Michael Kennedy, CFO of Antero Resources said, "Antero's 2024 financial results reflect the company's peer-leading Free Cash Flow breakeven level driven by our significant liquids production and firm transportation portfolio. These attributes enabled us to generate Free Cash Flow of $73 million in 2024 despite being unhedged with Henry Hub averaging $2.27 per Mcf. Looking ahead to 2025, our firm transportation portfolio delivers 75% of our natural gas to the LNG corridor along the Gulf Coast, and is expected to result in higher premium price realizations to NYMEX following the recent start-up of two large LNG export terminals in the Gulf."

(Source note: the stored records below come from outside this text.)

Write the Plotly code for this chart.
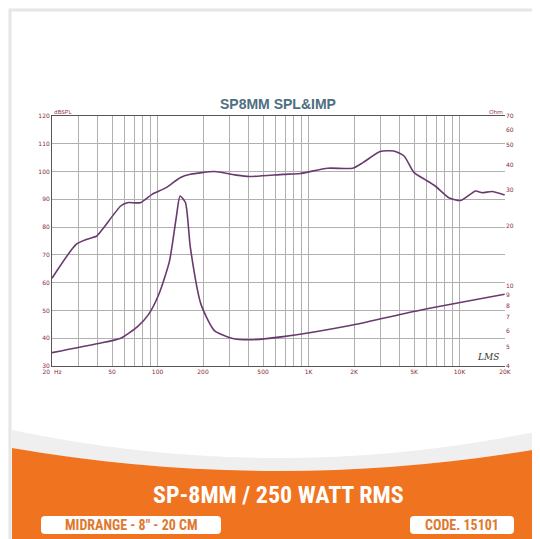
import plotly.graph_objects as go

spl_freq = [20, 28.9, 34, 39.6, 44, 57, 63, 77, 92, 114, 141, 165, 238, 325, 404, 680, 880, 1340, 1960, 2290, 2980, 3670, 4290, 5000, 5880, 6900, 8500, 10200, 12760, 14100, 16400, 19900]
spl_db = [61.6, 73.8, 75.6, 76.8, 79.8, 87.6, 88.8, 88.8, 91.8, 94.2, 97.8, 99, 100, 98.8, 98.2, 99, 99.3, 101.2, 101.2, 103.2, 107.2, 107.4, 105.6, 99.6, 97.2, 94.8, 90.6, 89.6, 93, 92.4, 92.8, 91.6]
imp_freq = [20, 39.6, 57, 74, 87, 102, 120, 133, 141, 153, 165, 194, 238, 310, 404, 680, 1960, 5560, 19900]
imp_ohm = [4.66, 5.16, 5.5, 6.3, 7.2, 9.1, 13.3, 21.9, 28, 26, 15.5, 8.1, 6.0, 5.5, 5.4, 5.6, 6.4, 7.6, 9.1]

x_grid = [20, 30, 40, 50, 60, 70, 80, 90, 100, 200, 300, 400, 500, 600, 700, 800, 900, 1000,
          2000, 3000, 4000, 5000, 6000, 7000, 8000, 9000, 10000, 20000]
x_labels = {20: "20  Hz", 50: "50", 100: "100", 200: "200", 500: "500", 1000: "1K", 2000: "2K", 5000: "5K", 10000: "10K", 20000: "20K"}
y_ticks = [30, 40, 50, 60, 70, 80, 90, 100, 110, 120]
ohm_ticks = [4, 5, 6, 7, 8, 9, 10, 20, 30, 40, 50, 60, 70]

W, H = 540, 539
L, R, T, B = 44, 43, 108, 181
PW, PH = W - L - R, H - T - B
def px(p): return (p - L) / PW
def py(p): return 1 - (p - T) / PH

fig = go.Figure()
line_col = "#6a3a6e"
fig.add_trace(go.Scatter(x=spl_freq, y=spl_db, mode="lines", line=dict(color=line_col, width=1.6, shape="spline", smoothing=0.6), hoverinfo="skip"))
fig.add_trace(go.Scatter(x=imp_freq, y=imp_ohm, mode="lines", yaxis="y2", line=dict(color=line_col, width=1.6, shape="spline", smoothing=0.6), hoverinfo="skip"))

tickfont = dict(size=6, color="#8a2a3a", family="DejaVu Sans")
fig.update_layout(
    width=W, height=H, showlegend=False,
    paper_bgcolor="white", plot_bgcolor="white",
    margin=dict(l=L, r=R, t=T, b=B),
    xaxis=dict(type="log", range=[1.30103, 4.30103], tickvals=x_grid,
               ticktext=[x_labels.get(v, "") for v in x_grid], tickangle=0,
               showgrid=True, gridcolor="#b0b0b0", gridwidth=0.8, tickfont=tickfont,
               showline=True, linecolor="#555", mirror=True, ticks="", zeroline=False),
    yaxis=dict(range=[30, 120], tickvals=y_ticks, showgrid=True, gridcolor="#b0b0b0",
               tickfont=tickfont, showline=True, linecolor="#555", ticks="", zeroline=False),
    yaxis2=dict(type="log", range=[0.60206, 1.845098], overlaying="y", side="right",
                tickvals=ohm_ticks, ticktext=[str(v) for v in ohm_ticks], showgrid=False,
                tickfont=tickfont, ticks="", zeroline=False),
)

shapes = []
shapes.append(dict(type="rect", xref="paper", yref="paper", x0=px(2), x1=px(538), y0=py(537), y1=py(2),
                   line=dict(color="#e6e6e6", width=3), fillcolor="rgba(0,0,0,0)", layer="below"))
shapes.append(dict(type="path", xref="paper", yref="paper",
                   path=f"M {px(4)} {py(422)} Q {px(270)} {py(478)} {px(536)} {py(422)} L {px(536)} {py(440)} Q {px(270)} {py(486)} {px(4)} {py(440)} Z",
                   fillcolor="#efefef", line=dict(width=0), layer="below"))
shapes.append(dict(type="path", xref="paper", yref="paper",
                   path=f"M {px(4)} {py(440)} Q {px(270)} {py(486)} {px(536)} {py(440)} L {px(536)} {py(534)} L {px(4)} {py(534)} Z",
                   fillcolor="#F07320", line=dict(width=0), layer="below"))
def rrect(x0, y0, x1, y1, r=4):
    X0, X1 = px(x0), px(x1); Y0, Y1 = py(y0), py(y1)
    rx, ry = r / PW, r / PH
    return (f"M {X0+rx} {Y0} L {X1-rx} {Y0} Q {X1} {Y0} {X1} {Y0-ry} L {X1} {Y1+ry} Q {X1} {Y1} {X1-rx} {Y1} "
            f"L {X0+rx} {Y1} Q {X0} {Y1} {X0} {Y1+ry} L {X0} {Y0-ry} Q {X0} {Y0} {X0+rx} {Y0} Z")
shapes.append(dict(type="path", xref="paper", yref="paper", path=rrect(33, 508, 213, 526), fillcolor="white", line=dict(width=0)))
shapes.append(dict(type="path", xref="paper", yref="paper", path=rrect(402, 508, 506, 526), fillcolor="white", line=dict(width=0)))
fig.update_layout(shapes=shapes)

narrow = "Liberation Sans Narrow, Arial Narrow, Roboto Condensed, Roboto, sans-serif"
ann = [
    dict(text="<b>SP8MM SPL&IMP</b>", x=px(270), y=py(96), font=dict(size=14, color="#4d6f80", family="Liberation Sans")),
    dict(text="dBSPL", x=px(44), y=py(104), xanchor="left", font=dict(size=6, color="#8a2a3a")),
    dict(text="Ohm", x=px(497), y=py(104), xanchor="right", font=dict(size=6, color="#8a2a3a")),
    dict(text="<i>LMS</i>", x=px(480), y=py(349), font=dict(size=9, color="#333", family="DejaVu Serif")),
    dict(text="<b>SP-8MM / 250 WATT RMS</b>", x=px(270), y=py(487), font=dict(size=24, color="white", family=narrow)),
    dict(text="<b>MIDRANGE - 8\" - 20 CM</b>", x=px(123), y=py(517), font=dict(size=14, color="#E07830", family=narrow)),
    dict(text="<b>CODE. 15101</b>", x=px(454), y=py(517), font=dict(size=14, color="#E07830", family=narrow)),
]
for a in ann:
    a.update(xref="paper", yref="paper", showarrow=False, xanchor=a.get("xanchor", "center"), yanchor="middle")
fig.update_layout(annotations=ann)

fig.write_html("out.html")
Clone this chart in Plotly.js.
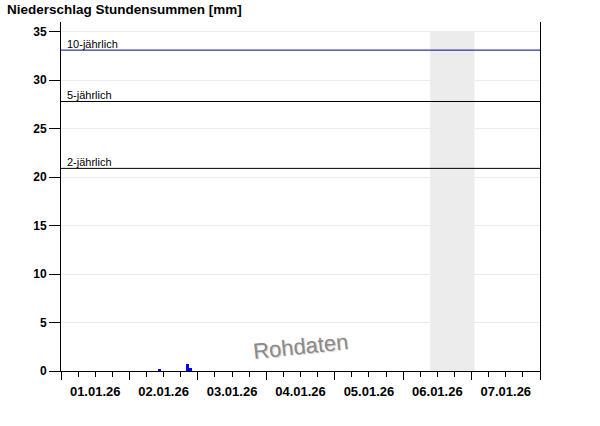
<!DOCTYPE html>
<html>
<head>
<meta charset="utf-8">
<script src="https://cdn.plot.ly/plotly-3.0.1.min.js"></script>
<style>html,body{margin:0;padding:0;background:#fff;}#chart{width:600px;height:426px;}</style>
</head>
<body>
<div id="chart"></div>
<script>
// Hourly precipitation sums (hour start, mm)
const hours = ["2026-01-02 10:00", "2026-01-02 20:00", "2026-01-02 21:00"];
const precip = [0.2, 0.7, 0.3];

// Return-period thresholds (mm)
const returnLabels = ["2-jährlich", "5-jährlich", "10-jährlich"];
const returnValues = [20.9, 27.8, 33.1];
const returnColors = ["#000000", "#000000", "#000090"];

// Shaded period
const shadeStart = "2026-01-06 09:30";
const shadeEnd = "2026-01-07 01:00";

const xRange = ["2026-01-01 00:00", "2026-01-08 00:00"];
const yRange = [0, 36];
const yTicks = [0, 5, 10, 15, 20, 25, 30, 35];

const shapes = [
  {type: 'rect', xref: 'x', yref: 'y', x0: shadeStart, x1: shadeEnd, y0: 0, y1: 35,
   fillcolor: '#ececec', line: {width: 0}, layer: 'below'}
];
const annotations = [];
returnValues.forEach((v, i) => {
  shapes.push({type: 'line', xref: 'paper', yref: 'y', x0: 0, x1: 1, y0: v, y1: v,
    line: {color: returnColors[i], width: 1}});
  annotations.push({xref: 'paper', yref: 'y', x: 0.008, y: v, text: returnLabels[i],
    showarrow: false, xanchor: 'left', yanchor: 'bottom', yshift: -2,
    font: {family: 'Liberation Sans, Arial, sans-serif', size: 11, color: '#000'}});
});
annotations.push({xref: 'paper', yref: 'paper', x: 0.5, y: 0.07, text: 'Rohdaten',
  showarrow: false, textangle: -6, xanchor: 'center', yanchor: 'middle',
  font: {family: 'Liberation Sans, Arial, sans-serif', size: 22, color: '#8a8a8a',
         shadow: '1px 1px 1px #d0d0d0'}});

const data = [{
  type: 'bar', x: hours, y: precip,
  xperiod: 3600000, xperiodalignment: 'middle', width: 3600000,
  marker: {color: '#0000ff', line: {width: 0}},
  hoverinfo: 'skip'
}];

const layout = {
  width: 600, height: 426,
  margin: {l: 61, r: 60, t: 22, b: 55},
  paper_bgcolor: '#fff', plot_bgcolor: '#fff',
  showlegend: false,
  bargap: 0,
  title: {text: '<b>Niederschlag Stundensummen [mm]</b>', x: 7 / 600, xanchor: 'left', xref: 'container',
    y: 0.978, yanchor: 'middle',
    font: {family: 'Liberation Sans, Arial, sans-serif', size: 13.5, color: '#000'}},
  xaxis: {
    type: 'date', range: xRange, tick0: '2026-01-01', dtick: 86400000,
    tickformat: '<b>%d.%m.%y</b>', ticklabelmode: 'period',
    ticks: 'outside', ticklen: 8, tickcolor: '#000', tickwidth: 1,
    showline: true, linecolor: '#000', linewidth: 1, showgrid: false, zeroline: false,
    minor: {dtick: 21600000, tick0: '2026-01-01', ticks: 'outside', ticklen: 5, tickcolor: '#000', showgrid: false},
    tickfont: {family: 'Liberation Sans, Arial, sans-serif', size: 13, color: '#000'}
  },
  yaxis: {
    range: yRange, tickvals: yTicks, ticktext: yTicks.map(v => '<b>' + v + '</b>'),
    ticks: 'outside', ticklen: 11, tickcolor: '#000',
    showline: true, linecolor: '#000', linewidth: 1, mirror: true,
    showgrid: true, gridcolor: '#ebebeb', zeroline: false,
    tickfont: {family: 'Liberation Sans, Arial, sans-serif', size: 12, color: '#000'}
  },
  shapes: shapes,
  annotations: annotations
};

Plotly.newPlot('chart', data, layout, {displayModeBar: false, staticPlot: true});
</script>
</body>
</html>
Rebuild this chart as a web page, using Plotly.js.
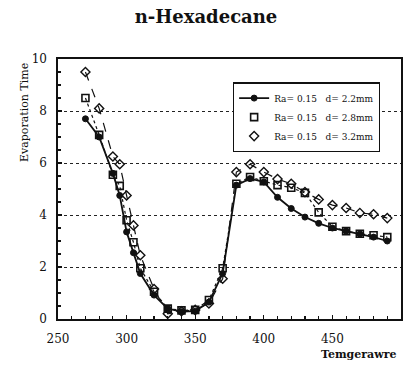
<!DOCTYPE html>
<html>
<head>
<meta charset="utf-8">
<script src="https://cdn.plot.ly/plotly-3.0.1.min.js"></script>
<style>html,body{margin:0;padding:0;background:#fff;}#chart{width:412px;height:367px;}</style>
</head>
<body>
<div id="chart"></div>
<script>
// Temperature (x) values
const temperature = [270, 280, 290, 295, 300, 305, 310, 320, 330, 340, 350, 360, 370, 380, 390, 400, 410, 420, 430, 440, 450, 460, 470, 480, 490];
// Evaporation time for each droplet diameter
const evap_d22 = [7.7, 7.0, 5.6, 4.75, 3.35, 2.55, 1.75, 0.92, 0.4, 0.28, 0.3, 0.65, 1.75, 5.15, 5.4, 5.27, 4.68, 4.25, 3.92, 3.68, 3.5, 3.38, 3.27, 3.15, 3.0];
const evap_d28 = [8.5, 7.08, 5.55, 5.12, 3.8, 2.95, 1.95, 1.05, 0.4, 0.33, 0.35, 0.73, 1.95, 5.2, 5.46, 5.3, 5.15, 5.05, 4.85, 4.1, 3.55, 3.38, 3.28, 3.22, 3.15];
const evap_d32 = [9.5, 8.1, 6.25, 5.95, 4.75, 3.6, 2.45, 1.15, 0.2, 0.3, 0.35, 0.6, 1.55, 5.65, 5.95, 5.65, 5.38, 5.2, 4.88, 4.6, 4.38, 4.27, 4.08, 4.03, 3.88];
const seriesNames = ["Ra= 0.15\u00a0\u00a0 d= 2.2mm", "Ra= 0.15\u00a0\u00a0 d= 2.8mm", "Ra= 0.15\u00a0\u00a0 d= 3.2mm"];
const xTickVals = [250, 300, 350, 400, 450, 500];
const yTickVals = [0, 2, 4, 6, 8, 10];

const serif = "DejaVu Serif, Liberation Serif, serif";

const traces = [
  {x: temperature, y: evap_d28, mode: "lines", line: {color: "#111", width: 1.2, dash: "dot"}, showlegend: false, hoverinfo: "skip"},
  {x: temperature, y: evap_d32, mode: "lines", line: {color: "#111", width: 1.2, dash: "dash"}, showlegend: false, hoverinfo: "skip"},
  {x: temperature, y: evap_d22, mode: "lines+markers", name: seriesNames[0],
   line: {color: "#111", width: 1.8},
   marker: {symbol: "circle", size: 6, color: "#111", line: {color: "#111", width: 1}}},
  {x: temperature, y: evap_d28, mode: "markers", name: seriesNames[1],
   marker: {symbol: "square-open", size: 7, color: "#111", line: {color: "#111", width: 1.6}}},
  {x: temperature, y: evap_d32, mode: "markers", name: seriesNames[2],
   marker: {symbol: "diamond-open", size: 7, color: "#111", line: {color: "#111", width: 1.4}}}
];

const layout = {
  width: 412, height: 367,
  margin: {l: 58, r: 11, t: 59, b: 48},
  paper_bgcolor: "#fff", plot_bgcolor: "#fff",
  font: {family: serif, color: "#111", size: 12},
  title: {text: "<b>n-Hexadecane</b>", font: {family: serif, size: 18, color: "#111"}, x: 0.5, xanchor: "center", y: 0.955, yanchor: "middle"},
  xaxis: {
    range: [250, 500], tickvals: xTickVals, ticks: "inside", ticklen: 4, tickwidth: 1.2, tickcolor: "#111",
    minor: {dtick: 10, ticks: "inside", ticklen: 3, tickcolor: "#111"},
    showline: true, linecolor: "#111", linewidth: 1.6, mirror: true,
    showgrid: false, zeroline: false, ticklabelstandoff: 8,
    tickfont: {family: serif, size: 12, color: "#111"}
  },
  yaxis: {
    range: [0, 10], tickvals: yTickVals, ticks: "inside", ticklen: 4, tickwidth: 1.2, tickcolor: "#111",
    minor: {dtick: 0.5, ticks: "inside", ticklen: 3, tickcolor: "#111", showgrid: false},
    showline: true, linecolor: "#111", linewidth: 1.6, mirror: true,
    showgrid: true, gridcolor: "#222", gridwidth: 1, griddash: "dot",
    zeroline: false, ticklabelstandoff: 7,
    tickfont: {family: serif, size: 12, color: "#111"}
  },
  legend: {
    x: 0.51, y: 0.91, xanchor: "left", yanchor: "top",
    bgcolor: "#fff", bordercolor: "#111", borderwidth: 1.2,
    font: {family: serif, size: 9, color: "#111"},
    tracegroupgap: 0, itemwidth: 30
  },
  annotations: [
    {text: "Evaporation Time", textangle: -90, xref: "paper", yref: "paper",
     x: -0.097, y: 0.795, xanchor: "center", yanchor: "middle", showarrow: false,
     font: {family: serif, size: 11, color: "#111"}},
    {text: "<b>Temgerawre</b>", xref: "paper", yref: "paper",
     x: 0.99, y: -0.135, xanchor: "right", yanchor: "middle", showarrow: false,
     font: {family: serif, size: 11, color: "#111"}}
  ],
  showlegend: true
};

Plotly.newPlot("chart", traces, layout, {staticPlot: true, displayModeBar: false});
</script>
</body>
</html>
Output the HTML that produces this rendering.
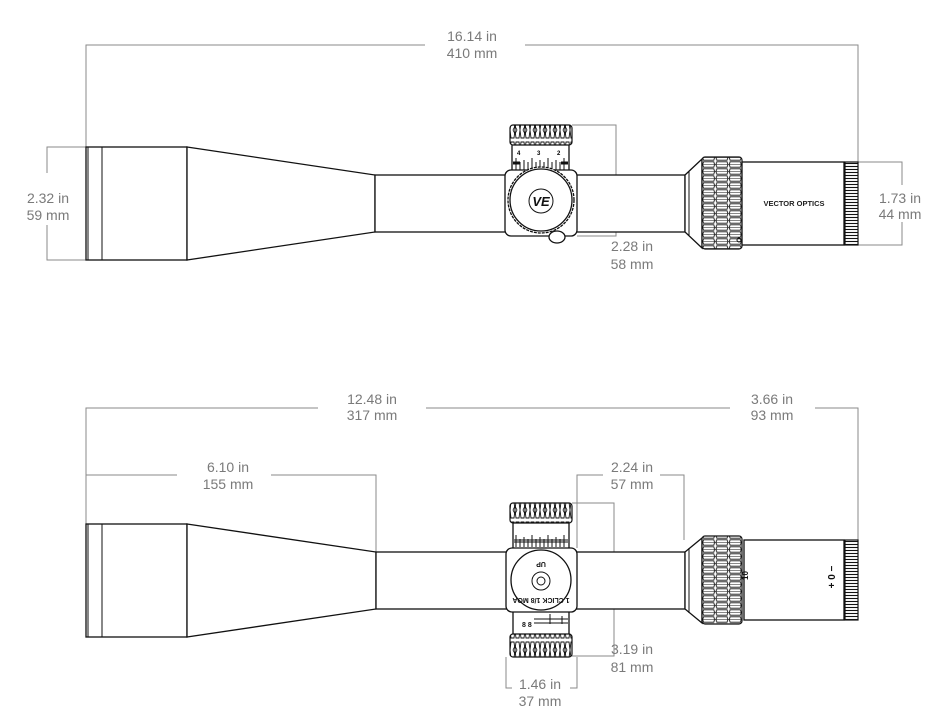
<!DOCTYPE html>
<html><head><meta charset="utf-8"><style>
html,body{margin:0;padding:0;background:#fff;}
svg{display:block;}
.t{font-family:"Liberation Sans",sans-serif;font-size:14px;fill:#7a7a7a;text-anchor:middle;}
.d{stroke:#8a8a8a;stroke-width:1;fill:none;}
.s{stroke:#111;stroke-width:1.3;fill:#fff;}
.n{stroke:#111;stroke-width:1;fill:none;}
</style></head><body>
<svg width="949" height="728" viewBox="0 0 949 728" xmlns="http://www.w3.org/2000/svg">
<defs>
<pattern id="kn" x="702" y="0" width="13.3" height="7" patternUnits="userSpaceOnUse">
<rect x="0" y="0" width="13.3" height="7" fill="#fff"/>
<path d="M1.5 0.8 L11.8 0.8 L12.6 3.5 L11.8 6.2 L1.5 6.2 L0.7 3.5 Z" fill="none" stroke="#111" stroke-width="0.9"/>
<line x1="0" y1="3.5" x2="13.3" y2="3.5" stroke="#111" stroke-width="0.5"/>
</pattern>
<pattern id="tk" x="0" y="0" width="10" height="20" patternUnits="userSpaceOnUse">
<rect width="10" height="20" fill="#fff"/>
<path d="M1 2 L4 2 L5 10 L4 18 L1 18 L0 10Z M6 2 L9 2 L10 10 L9 18 L6 18 L5 10Z" fill="none" stroke="#111" stroke-width="0.9"/>
<path d="M5 6 L7 10 L5 14 L3 10Z" fill="none" stroke="#111" stroke-width="0.8"/>
</pattern>
<pattern id="rr" x="0" y="0" width="13" height="3" patternUnits="userSpaceOnUse">
<rect width="13" height="3" fill="#fff"/>
<line x1="0" y1="1.5" x2="13" y2="1.5" stroke="#111" stroke-width="1.1"/>
</pattern>
</defs>

<!-- ===== TOP ===== -->
<path class="d" d="M86 147 V45 H425 M525 45 H858 V162"/>
<text class="t" x="472" y="41">16.14 in</text><text class="t" x="472" y="58">410 mm</text>
<path class="d" d="M86 147 H47 V173 M47 225 V260 H86"/>
<text class="t" x="48" y="203">2.32 in</text><text class="t" x="48" y="220">59 mm</text>
<path class="d" d="M858 162 H902 V185 M902 222 V245 H858"/>
<text class="t" x="900" y="203">1.73 in</text><text class="t" x="900" y="219">44 mm</text>
<path class="d" d="M572 125 H616 V236 H577"/>
<text class="t" x="632" y="251">2.28 in</text><text class="t" x="632" y="269">58 mm</text>

<!-- objective -->
<rect class="s" x="86" y="147" width="101" height="113"/>
<line class="n" x1="102" y1="147" x2="102" y2="260" stroke-width="1.5"/>
<line class="n" x1="88" y1="147" x2="88" y2="260"/>
<path class="s" d="M187 147 L375 175 L375 232 L187 260Z"/>
<rect class="s" x="375" y="175" width="310" height="57"/>
<!-- turret -->
<rect class="s" x="512" y="143" width="57" height="28"/>
<rect x="513" y="158" width="55" height="12" fill="#fff"/>
<g stroke="#111" stroke-width="1">
<path d="M516 170V158M520 170V162M524 170V160M528 170V162M532 170V158M536 170V162M540 170V160M544 170V162M548 170V158M552 170V162M556 170V160M560 170V162M564 170V158"/>
<path d="M513 163H520M561 163H568" stroke-width="3"/>
</g>
<text x="517" y="155" font-family="Liberation Sans,sans-serif" font-size="6" font-weight="bold">4</text>
<text x="537" y="155" font-family="Liberation Sans,sans-serif" font-size="6" font-weight="bold">3</text>
<text x="557" y="155" font-family="Liberation Sans,sans-serif" font-size="6" font-weight="bold">2</text>
<rect x="510" y="125" width="62" height="20" rx="3" fill="url(#tk)" stroke="#111" stroke-width="1.2"/>
<rect class="s" x="505" y="170" width="72" height="66" rx="6"/>
<circle class="s" cx="541" cy="200" r="33" stroke-dasharray="3 1"/>
<circle class="s" cx="541" cy="200" r="31"/>
<circle class="n" cx="541" cy="201" r="12" stroke-width="2"/>
<text x="541" y="206" font-family="Liberation Sans,sans-serif" font-size="13" font-weight="bold" font-style="italic" text-anchor="middle" fill="#111">VE</text>
<ellipse class="s" cx="557" cy="237" rx="8" ry="6"/>
<!-- eyepiece -->
<path class="s" d="M685 175 L702 159 L702 248 L685 232Z"/>
<line class="n" x1="689" y1="171" x2="689" y2="236"/>
<rect x="702" y="157" width="40" height="92" rx="3" fill="url(#kn)" stroke="#111" stroke-width="1.2"/>
<rect class="s" x="742" y="162" width="102" height="83"/>
<text x="794" y="206" font-family="Liberation Sans,sans-serif" font-size="7.5" font-weight="bold" text-anchor="middle" fill="#222">VECTOR OPTICS</text>
<rect x="845" y="162" width="13" height="83" fill="url(#rr)" stroke="#111" stroke-width="1.2"/>
<circle class="n" cx="739" cy="240" r="2"/>

<!-- ===== BOTTOM ===== -->
<path class="d" d="M86 524 V408 H318 M426 408 H684 M684 408 H730 M815 408 H858 V540"/>
<text class="t" x="372" y="404">12.48 in</text><text class="t" x="372" y="420">317 mm</text>
<text class="t" x="772" y="404">3.66 in</text><text class="t" x="772" y="420">93 mm</text>
<path class="d" d="M86 475 H177 M271 475 H376 V552"/>
<text class="t" x="228" y="472">6.10 in</text><text class="t" x="228" y="489">155 mm</text>
<path class="d" d="M577 548 V475 H603 M660 475 H684 V540"/>
<text class="t" x="632" y="472">2.24 in</text><text class="t" x="632" y="489">57 mm</text>
<path class="d" d="M572 503 H614 V656 H572"/>
<text class="t" x="632" y="654">3.19 in</text><text class="t" x="632" y="672">81 mm</text>
<path class="d" d="M506 657 V688 H512 M577 657 V688 H570"/>
<text class="t" x="540" y="689">1.46 in</text><text class="t" x="540" y="706">37 mm</text>

<rect class="s" x="86" y="524" width="101" height="113"/>
<line class="n" x1="102" y1="524" x2="102" y2="637" stroke-width="1.5"/>
<line class="n" x1="88" y1="524" x2="88" y2="637"/>
<path class="s" d="M187 524 L376 552 L376 609 L187 637Z"/>
<rect class="s" x="376" y="552" width="309" height="57"/>
<!-- turret -->
<rect class="s" x="513" y="522" width="56" height="27"/>
<g stroke="#111" stroke-width="1">
<path d="M516 547V535M520 547V539M524 547V537M528 547V539M532 547V535M536 547V539M540 547V537M544 547V539M548 547V535M552 547V539M556 547V537M560 547V539M564 547V535"/>
<path d="M514 541H568" stroke-width="4" stroke-opacity="0.5"/>
</g>
<rect x="510" y="503" width="62" height="20" rx="3" fill="url(#tk)" stroke="#111" stroke-width="1.2"/>
<rect class="s" x="513" y="611" width="56" height="24"/>
<path class="n" d="M534 619 H568 M534 623 H568 M550 614 V624 M562 616 V624"/>
<text x="522" y="627" font-family="Liberation Sans,sans-serif" font-size="7" font-weight="bold" fill="#111">8 8</text>
<rect x="510" y="634" width="62" height="23" rx="3" fill="url(#tk)" stroke="#111" stroke-width="1.2"/>
<rect class="s" x="506" y="548" width="71" height="64" rx="6"/>
<circle class="s" cx="541" cy="580" r="30" stroke-width="2"/>
<circle class="n" cx="541" cy="581" r="9" stroke-width="1.5"/>
<circle class="n" cx="541" cy="581" r="4"/>
<text x="541" y="566" font-family="Liberation Sans,sans-serif" font-size="7" font-weight="bold" text-anchor="middle" fill="#111" transform="rotate(180 541 564)">UP</text>
<text x="541" y="602" font-family="Liberation Sans,sans-serif" font-size="7" font-weight="bold" text-anchor="middle" fill="#111" transform="rotate(180 541 600)">1 CLICK 1/8 MOA</text>
<!-- eyepiece -->
<path class="s" d="M685 552 L702 538 L702 623 L685 609Z"/>
<line class="n" x1="689" y1="548" x2="689" y2="613"/>
<rect x="702" y="536" width="40" height="88" rx="3" fill="url(#kn)" stroke="#111" stroke-width="1.2"/>
<rect class="s" x="744" y="540" width="100" height="80"/>
<text x="745" y="583" font-family="Liberation Sans,sans-serif" font-size="8" font-weight="bold" fill="#111" transform="rotate(-90 745 580)">10</text>
<text x="837" y="581" font-family="Liberation Sans,sans-serif" font-size="10" font-weight="bold" fill="#111" text-anchor="middle" transform="rotate(-90 834 580)">+ 0 −</text>
<rect x="845" y="540" width="13" height="80" fill="url(#rr)" stroke="#111" stroke-width="1.2"/>
</svg>
</body></html>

For a discussion of the non-GAAP financial measures including Adjusted Net Income, Adjusted EBITDAX, Free Cash Flow and Net Debt please see "Non-GAAP Financial Measures."
2025 Guidance
Antero's 2025 drilling and completion capital budget is $650 to $700 million. Net production is expected to average between 3.35 and 3.45 Bcfe/d during 2025. The Company's land capital guidance is $75 million to $100 million. < Free Cash Flow should be approximately $1.2 billion.